Monday, January 31, 2011 - 01:19 PM

I encountered Milton Babbitt’s music before I ever met the man.  Given the uncompromising intellectual rigor of his music (a nice way of saying that it made my brain hurt), I expected Mr. Babbitt to be some kind of monster.  Instead, the first time I met him, he looked at me and determined, correctly, that I had a cold, and said, “hello, would you like some Vitamin C?”  Now, I didn’t particularly believe that a Vitamin C pill would do much for me,  but I took one, mostly out of relief that Babbitt hadn’t yelled at me (I’d already published some things which championed the emerging “downtown” composers who were pushing back at the academic nature of Babbitt’s music).

It seems everyone who met Milton Babbitt had a similar reaction – this giant of High Modernism was the small, bespectacled, funny old uncle that most of us never had.  His sense of humor was as relentless as the challenges of his music, and the man apparently never met a pun he didn’t like.  If you read his infamous article, “Who Cares If You Listen?” – published by High Fidelity magazine in 1958 with that title added without Babbitt’s knowledge – you can find one or two sentences that are quite funny once you’ve reread them enough to decipher what he’s actually saying.  

Babbitt felt that music should be accorded the same respect and the same ability to experiment that we find in advanced physics or higher mathematics.  If it doesn’t “speak” to you, well, it’s not supposed to – any more than quantum physics is intelligible to people who are not quantum physicists.  I’m not sure I ever bought into this idea, but I did come to appreciate his keen ear for sound.  Just listen to his early electronic piece, “Philomel,” for example.  This 1964 piece still sounds startling almost half a century later. 

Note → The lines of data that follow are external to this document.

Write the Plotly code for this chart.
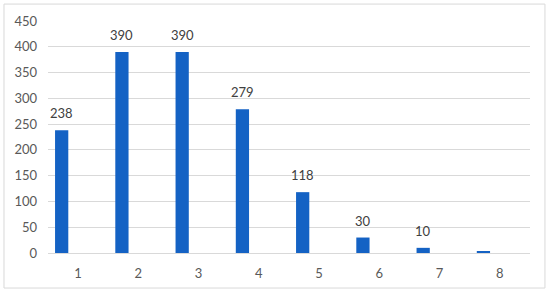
import plotly.graph_objects as go

# data
categories = ['1', '2', '3', '4', '5', '6', '7', '8']
values = [238, 390, 390, 279, 118, 30, 10, 2]
labels = ['238', '390', '390', '279', '118', '30', '10', '']
y_ticks = [0, 50, 100, 150, 200, 250, 300, 350, 400, 450]

BAR_WIDTH = 0.22
BAR_OFFSET = -0.383
FONT = 'Lato, Open Sans, sans-serif'

fig = go.Figure()

fig.add_trace(go.Bar(
    x=categories,
    y=values,
    width=BAR_WIDTH,
    offset=BAR_OFFSET,
    marker=dict(color='#1462c4', line=dict(width=0)),
    hoverinfo='x+y'
))

# value labels above the bars (category index + offset to the bar centre)
for i, (val, lab) in enumerate(zip(values, labels)):
    if not lab:
        continue
    fig.add_annotation(
        x=i + BAR_OFFSET + BAR_WIDTH / 2, y=val, text=lab, showarrow=False,
        xanchor='center', yanchor='bottom', yshift=7,
        font=dict(family=FONT, size=13, color='#404040')
    )

fig.update_layout(
    width=550,
    height=295,
    margin=dict(l=48, r=20, t=21, b=42),
    paper_bgcolor='white',
    plot_bgcolor='white',
    showlegend=False,
    font=dict(family=FONT, size=13, color='#595959'),
    xaxis=dict(
        type='category',
        showgrid=False,
        showline=True,
        linecolor='#d9d9d9',
        linewidth=1,
        ticks='',
        ticklabelstandoff=8,
    ),
    yaxis=dict(
        range=[0, 450],
        tickvals=y_ticks,
        showgrid=True,
        gridcolor='#d9d9d9',
        gridwidth=1,
        zeroline=False,
        showline=False,
        ticks='',
        ticklabelstandoff=10,
    ),
    # thin frame around the whole chart
    shapes=[dict(
        type='rect', xref='paper', yref='paper',
        x0=-0.0913, x1=1.031, y0=-0.151, y1=1.073,
        line=dict(color='#d9d9d9', width=1),
        fillcolor='rgba(0,0,0,0)', layer='below'
    )]
)

# drop the default body margin so the figure sits at the page origin
fig.write_html("out.html", config=dict(displayModeBar=False),
               post_script="document.body.style.margin='0';")
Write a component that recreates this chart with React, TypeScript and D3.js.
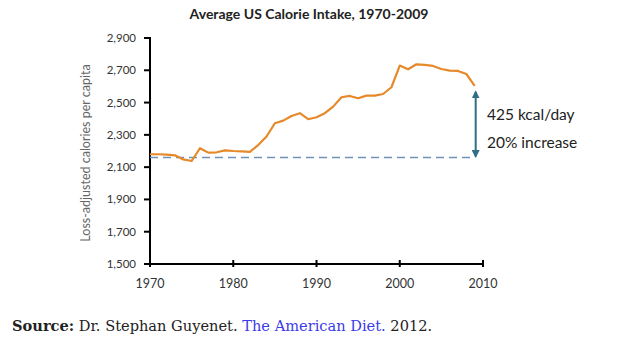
import React from "react";
import * as d3 from "d3";

const years: number[] = d3.range(1970, 2010);
const calories: number[] = [
  2180, 2180, 2178, 2173, 2148, 2138, 2217, 2190, 2192, 2204,
  2200, 2198, 2194, 2237, 2290, 2372, 2388, 2417, 2434, 2397,
  2409, 2434, 2475, 2533, 2541, 2527, 2543, 2543, 2553, 2595,
  2729, 2706, 2737, 2733, 2727, 2708, 2698, 2696, 2677, 2603,
];
const baseline = 2160;
const yTicks: number[] = [1500, 1700, 1900, 2100, 2300, 2500, 2700, 2900];
const xTicks: number[] = [1970, 1980, 1990, 2000, 2010];
const title = "Average US Calorie Intake, 1970-2009";
const yLabel = "Loss-adjusted calories per capita";
const annot1 = "425 kcal/day";
const annot2 = "20% increase";

export default function App() {
  const W = 621, H = 349;
  const x = d3.scaleLinear().domain([1970, 2010]).range([150, 483]);
  const y = d3.scaleLinear().domain([1500, 2900]).range([264, 38]);
  const line = d3.line<number>().x((_, i) => x(years[i])).y((d) => y(d));
  const fmt = d3.format(",");
  const lastX = x(years[years.length - 1]);
  const lastY = y(calories[calories.length - 1]);
  const baseY = y(baseline);
  const font = "Lato, 'Open Sans', sans-serif";
  const arrowColor = "#2f6e86";
  return (
    <svg width={W} height={H} style={{ position: "absolute", left: 0, top: 0, background: "#fff" }}>
      <defs>
        <marker id="ah" viewBox="0 0 10 10" refX="8" refY="5" markerWidth="4" markerHeight="4" orient="auto-start-reverse">
          <path d="M0,0 L10,5 L0,10 z" fill={arrowColor} />
        </marker>
      </defs>
      <text x={309} y={19} textAnchor="middle" fontFamily={font} fontWeight="bold" fontSize={14} fill="#222">{title}</text>
      <text transform={`translate(90,153) rotate(-90)`} textAnchor="middle" fontFamily={font} fontSize={12.5} fill="#666">{yLabel}</text>
      {yTicks.map((t) => (
        <g key={t}>
          <line x1={144} x2={150} y1={y(t)} y2={y(t)} stroke="#000" strokeWidth={2} />
          <text x={136} y={y(t) + 4} textAnchor="end" fontFamily={font} fontSize={11.5} fill="#333">{fmt(t)}</text>
        </g>
      ))}
      {xTicks.map((t) => (
        <g key={t}>
          <line x1={x(t)} x2={x(t)} y1={260} y2={267} stroke="#000" strokeWidth={2} />
          <text x={x(t)} y={288} textAnchor="middle" fontFamily={font} fontSize={12.5} fill="#333">{t}</text>
        </g>
      ))}
      <line x1={150} x2={150} y1={37} y2={265} stroke="#000" strokeWidth={2} />
      <line x1={149} x2={484} y1={264} y2={264} stroke="#000" strokeWidth={2} />
      <line x1={150} x2={lastX} y1={baseY} y2={baseY} stroke="#6f93b8" strokeWidth={1.6} strokeDasharray="8,5" />
      <path d={line(calories) || ""} fill="none" stroke="#e6892a" strokeWidth={2.2} strokeLinejoin="round" />
      <line x1={lastX + 1} x2={lastX + 1} y1={lastY + 6} y2={baseY - 1} stroke={arrowColor} strokeWidth={2} markerStart="url(#ah)" markerEnd="url(#ah)" />
      <text x={487} y={120} fontFamily={font} fontSize={15.5} fill="#222">{annot1}</text>
      <text x={487} y={148} fontFamily={font} fontSize={15.5} fill="#222">{annot2}</text>
      <text x={12} y={331} fontFamily="'DejaVu Serif', Georgia, serif" fontSize={14.6} fill="#222">
        <tspan fontWeight="bold">Source:</tspan>
        <tspan> Dr. Stephan Guyenet. </tspan>
        <tspan fill="#3b3bea">The American Diet.</tspan>
        <tspan> 2012.</tspan>
      </text>
    </svg>
  );
}
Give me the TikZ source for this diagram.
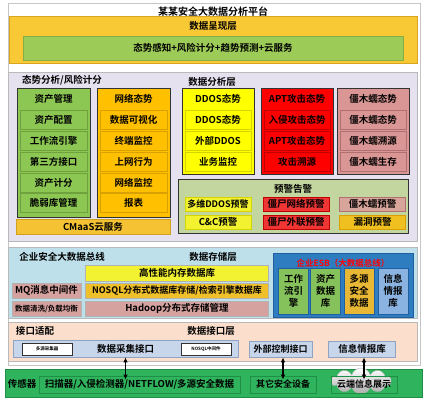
\documentclass[tikz,border=0pt]{standalone}
\usepackage{fontspec}
\setmainfont{Noto Sans CJK SC}[BoldFont={Noto Sans CJK SC Bold}]
\usetikzlibrary{shapes.symbols,arrows.meta}
\definecolor{pres}{HTML}{F8C935}\definecolor{presD}{HTML}{D9A520}
\definecolor{gbar}{HTML}{9DCB57}\definecolor{gbarD}{HTML}{86AD45}
\definecolor{lav}{HTML}{E5E1EE}
\definecolor{cgreen}{HTML}{8CC653}\definecolor{cgreenD}{HTML}{6FA23C}
\definecolor{corange}{HTML}{FFC000}\definecolor{corangeD}{HTML}{D9A000}
\definecolor{cyel}{HTML}{FFFF00}\definecolor{cyelD}{HTML}{D4D400}
\definecolor{cred}{HTML}{FF0000}\definecolor{credD}{HTML}{C00000}
\definecolor{cpink}{HTML}{D99694}\definecolor{cpinkD}{HTML}{B07070}
\definecolor{warn}{HTML}{C4D6A0}
\definecolor{wyel}{HTML}{F2F230}\definecolor{wred}{HTML}{F03535}
\definecolor{wpink}{HTML}{D8A59A}\definecolor{wgold}{HTML}{F0C020}
\definecolor{cm}{HTML}{F4C232}\definecolor{cmD}{HTML}{D0A020}
\definecolor{lblue}{HTML}{BEE0EA}
\definecolor{byel}{HTML}{F2F232}\definecolor{bora}{HTML}{F0C02A}\definecolor{bpink}{HTML}{D6A2A0}
\definecolor{esb}{HTML}{2F7DC1}\definecolor{esbD}{HTML}{1F5F9F}
\definecolor{egreen}{HTML}{85C25C}\definecolor{egold}{HTML}{E7B735}\definecolor{eblue}{HTML}{8BB3E1}
\definecolor{peach}{HTML}{FBDFCC}
\definecolor{ifbar}{HTML}{C7D6EB}\definecolor{ifbarD}{HTML}{8FA3C2}
\definecolor{botg}{HTML}{2FB35C}\definecolor{botgD}{HTML}{1E8F45}
\tikzset{
  tx/.style={font=\fontsize{9.5}{11}\selectfont\bfseries, inner sep=0pt, align=center},
  sec/.style={draw=gray!55, line width=0.8pt, rectangle},
  col/.style={draw=black!80, line width=0.8pt, rectangle},
  sub/.style={tx, draw, rectangle, minimum width=67pt, minimum height=19pt, line width=0.7pt},
  sub2/.style={sub, minimum width=66pt},
  cell/.style={tx, draw, rectangle, minimum width=66pt, minimum height=14pt, line width=0.7pt},
  bar/.style={tx, draw=gray!60, rectangle, line width=0.7pt},
  esbin/.style={tx, draw=esbD, rectangle, minimum width=30pt, minimum height=46pt, line width=0.7pt, font=\fontsize{9.5}{12}\selectfont\bfseries},
  bot/.style={tx, draw=botgD, rectangle, line width=0.8pt, minimum height=17pt},
  dbl/.style={{Latex[length=5pt,width=4.5pt]}-{Latex[length=5pt,width=4.5pt]}, line width=1.1pt},
}
\begin{document}
\begin{tikzpicture}[x=1pt,y=-1pt]
\useasboundingbox (0,0) rectangle (427,403);
\fill[white] (0,0) rectangle (427,403);
% outer frame
\node[draw=gray!45, fill=white, minimum width=412pt, minimum height=362pt, line width=0.8pt] (frame) at (214,184) {};
\node[tx, font=\fontsize{10}{11}\selectfont\bfseries] (title) at (213,12) {某某安全大数据分析平台};
% presentation layer
\node[draw=presD, fill=pres, minimum width=408pt, minimum height=47pt, line width=0.8pt] (pres) at (213,39.5) {};
\node[tx] (presl) at (213,26) {数据呈现层};
\node[tx, draw=gbarD, fill=gbar, minimum width=380pt, minimum height=24pt, line width=0.8pt] (gbar) at (213,48) {态势感知+风险计分+趋势预测+云服务};
% analysis section
\node[sec, fill=lav, minimum width=409pt, minimum height=169pt] (ana) at (212.5,156.5) {};
\node[tx] (anal) at (62,80) {态势分析/风险计分};
\node[col, fill=cgreen, minimum width=73pt, minimum height=129pt] (asset) at (53.5,152.5) {};
\node[tx] (assetH) at (53.5,99) {资产管理};
\node[sub, fill=cgreen, draw=cgreenD] (a1) at (53.5,120) {资产配置};
\node[sub, fill=cgreen, draw=cgreenD] (a2) at (53.5,141) {工作流引擎};
\node[sub, fill=cgreen, draw=cgreenD] (a3) at (53.5,162) {第三方接口};
\node[sub, fill=cgreen, draw=cgreenD] (a4) at (53.5,182.5) {资产计分};
\node[sub, fill=cgreen, draw=cgreenD] (a5) at (53.5,203) {脆弱库管理};
\node[col, fill=corange, minimum width=73pt, minimum height=129pt] (net) at (133.5,152.5) {};
\node[tx] (netH) at (133.5,99) {网络态势};
\node[sub, fill=corange, draw=corangeD] (n1) at (133.5,120) {数据可视化};
\node[sub, fill=corange, draw=corangeD] (n2) at (133.5,141) {终端监控};
\node[sub, fill=corange, draw=corangeD] (n3) at (133.5,162) {上网行为};
\node[sub, fill=corange, draw=corangeD] (n4) at (133.5,182.5) {网络监控};
\node[sub, fill=corange, draw=corangeD] (n5) at (133.5,203) {报表};
\node[tx, draw=cmD, fill=cm, minimum width=154pt, minimum height=15pt, line width=0.7pt] (cmaas) at (93,226.5) {CMaaS云服务};
\node[tx] (dal) at (212,82) {数据分析层};
\node[col, fill=cyel, minimum width=72pt, minimum height=86pt] (ddos) at (218,131) {};
\node[tx] (ddosH) at (218,98.5) {DDOS态势};
\node[sub2, fill=cyel, draw=cyelD] (d1) at (218,120) {DDOS态势};
\node[sub2, fill=cyel, draw=cyelD] (d2) at (218,141) {外部DDOS};
\node[sub2, fill=cyel, draw=cyelD] (d3) at (218,162) {业务监控};
\node[col, fill=cred, minimum width=72pt, minimum height=86pt] (apt) at (297,131) {};
\node[tx] (aptH) at (297,98.5) {APT攻击态势};
\node[sub2, fill=cred, draw=credD] (p1) at (297,120) {入侵攻击态势};
\node[sub2, fill=cred, draw=credD] (p2) at (297,141) {APT攻击态势};
\node[sub2, fill=cred, draw=credD] (p3) at (297,162) {攻击溯源};
\node[col, fill=cpink, minimum width=72pt, minimum height=86pt] (bot) at (373,131) {};
\node[tx] (botH) at (373,98.5) {僵木蠕态势};
\node[sub2, fill=cpink, draw=cpinkD] (b1) at (373,120) {僵木蠕态势};
\node[sub2, fill=cpink, draw=cpinkD] (b2) at (373,141) {僵木蠕溯源};
\node[sub2, fill=cpink, draw=cpinkD] (b3) at (373,162) {僵木蠕生存};
\node[col, fill=warn, minimum width=230pt, minimum height=54pt] (warnbox) at (293,206) {};
\node[tx] (warnl) at (293,189) {预警告警};
\node[cell, fill=wyel, draw=cyelD, font=\fontsize{9}{11}\selectfont\bfseries] (w1) at (218,204) {多维DDOS预警};
\node[cell, fill=wred, draw=credD] (w2) at (296,204) {僵尸网络预警};
\node[cell, fill=wpink, draw=cpinkD] (w3) at (372.5,204) {僵木蠕预警};
\node[cell, fill=wyel, draw=cyelD] (w4) at (218,222) {C\&C预警};
\node[cell, fill=wred, draw=credD] (w5) at (296,222) {僵尸外联预警};
\node[cell, fill=wgold, draw=corangeD] (w6) at (372.5,222) {漏洞预警};
% bus / storage section
\node[sec, fill=lblue, minimum width=409pt, minimum height=71pt] (bus) at (212.5,282.5) {};
\node[tx] (busl) at (62,257) {企业安全大数据总线};
\node[tx] (stl) at (213,257) {数据存储层};
\node[bar, fill=byel, minimum width=183pt, minimum height=16pt] (mem) at (177,273) {高性能内存数据库};
\node[bar, fill=bora, minimum width=183pt, minimum height=15pt, font=\fontsize{9}{11}\selectfont\bfseries] (nosql) at (177,290.5) {NOSQL分布式数据库存储/检索引擎数据库};
\node[bar, fill=bpink, minimum width=183pt, minimum height=15pt] (hadoop) at (177,308.5) {Hadoop分布式存储管理};
\node[bar, fill=bpink, minimum width=69pt, minimum height=15pt] (mq) at (46.5,290.5) {MQ消息中间件};
\node[bar, fill=bpink, minimum width=69pt, minimum height=15pt, font=\fontsize{7.5}{9}\selectfont\bfseries] (clean) at (46.5,308.5) {数据清洗/负载均衡};
\node[draw=esbD, fill=esb, rectangle, minimum width=140pt, minimum height=64pt, line width=0.8pt] (esbbox) at (343,285) {};
\node[tx, text=red, font=\fontsize{8.5}{10}\selectfont\bfseries] (esbl) at (343,263) {企业ESB（大数据总线）};
\node[esbin, fill=egreen] (e1) at (293.5,291) {工作\\流引\\擎};
\node[esbin, fill=egreen] (e2) at (325.5,291) {资产\\数据\\库};
\node[esbin, fill=egold] (e3) at (359,291) {多源\\安全\\数据};
\node[esbin, fill=eblue] (e4) at (393,291) {信息\\情报\\库};
% interface section
\node[sec, fill=peach, minimum width=409pt, minimum height=39pt] (ifsec) at (212.5,341.5) {};
\node[tx] (ifl) at (35,331) {接口适配};
\node[tx] (ifl2) at (211,331) {数据接口层};
\node[tx, draw=ifbarD, fill=ifbar, minimum width=225pt, minimum height=17pt, line width=0.7pt] (ifbar) at (125.5,348.5) {数据采集接口};
\node[draw=black!80, fill=white, rectangle, minimum width=50pt, minimum height=12pt, inner sep=0pt, line width=0.7pt, font=\fontsize{4.5}{5}\selectfont\bfseries] (coll) at (47,349) {多源采集器};
\node[draw=black!80, fill=white, rectangle, minimum width=50pt, minimum height=12pt, inner sep=0pt, line width=0.7pt, font=\fontsize{4.5}{5}\selectfont\bfseries] (nmid) at (206,349) {NOSQL中间件};
\node[tx, draw=ifbarD, fill=ifbar, minimum width=63pt, minimum height=16pt, line width=0.7pt, font=\fontsize{9}{11}\selectfont\bfseries] (ctrl) at (280.5,349) {外部控制接口};
\node[tx, draw=ifbarD, fill=ifbar, minimum width=67pt, minimum height=16pt, line width=0.7pt] (intel) at (362,349) {信息情报库};
% sensor band
\node[draw=botgD, fill=botg, rectangle, minimum width=417pt, minimum height=28pt, line width=0.8pt] (sens) at (213.5,383) {};
\node[tx] (sensl) at (22,383.5) {传感器};
\node[cloud, cloud puffs=10, aspect=2.6, draw=gray!60, top color=white, bottom color=gray!65, minimum width=60pt, minimum height=26pt, inner sep=0pt] (cloud) at (361,381) {};
\node[bot, minimum width=201pt] (s1) at (139.5,384.5) {扫描器/入侵检测器/NETFLOW/多源安全数据};
\node[bot, minimum width=66pt, font=\fontsize{9}{11}\selectfont\bfseries] (s2) at (283,384.5) {其它安全设备};
\node[bot, minimum width=66pt, font=\fontsize{9}{11}\selectfont\bfseries] (s3) at (364,384.5) {云端信息展示};
% arrows
\draw[dbl] (ifbar.south) -- ([yshift=-4pt]ifbar.south |- s1.north);
\draw[dbl] (s2.north |- ctrl.south) -- ([yshift=-4pt]s2.north);
\draw[dbl] (s3.north |- intel.south) -- ([yshift=-4pt]s3.north);
\end{tikzpicture}
\end{document}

In 1994, I had the chance to commission Milton Babbitt to write a short work for the 50th anniversary of WNYC FM.  The ensemble consisted of some of New York’s best players – cellist Fred Sherry put the team together – but the score was typical Babbitt: a challenge for everyone involved.  At one point, Fred called me and said, “I think we’re gonna need a conductor.”  So we hired the young Brad Lubman (now leader of the new music group Signal) to conduct a quintet that included a soprano.  It looked a little weird to have a conductor for such a small ensemble, but it worked; the performance was crystalline, glittering, completely convincing.  It was one of a dozen such works that we presented onstage at Alice Tully Hall, with the pieces preceded by interviews with the composers, and Milton was in rare form.  “Oh my god,” said my wife afterwards.  “That Milton Babbitt – I just wanted to put him in my pocket and take him home.”

Milton Babbitt loved jazz, and theater music.  He loved a good joke, and an intellectual challenge.  (Hear his description of how he chose to set John Ashbery’s text in the work we commissioned.)  I have no doubt he will remain a controversial composer, possibly for as long as there are people listening to his music.  But that will probably, hopefully, be a very long time.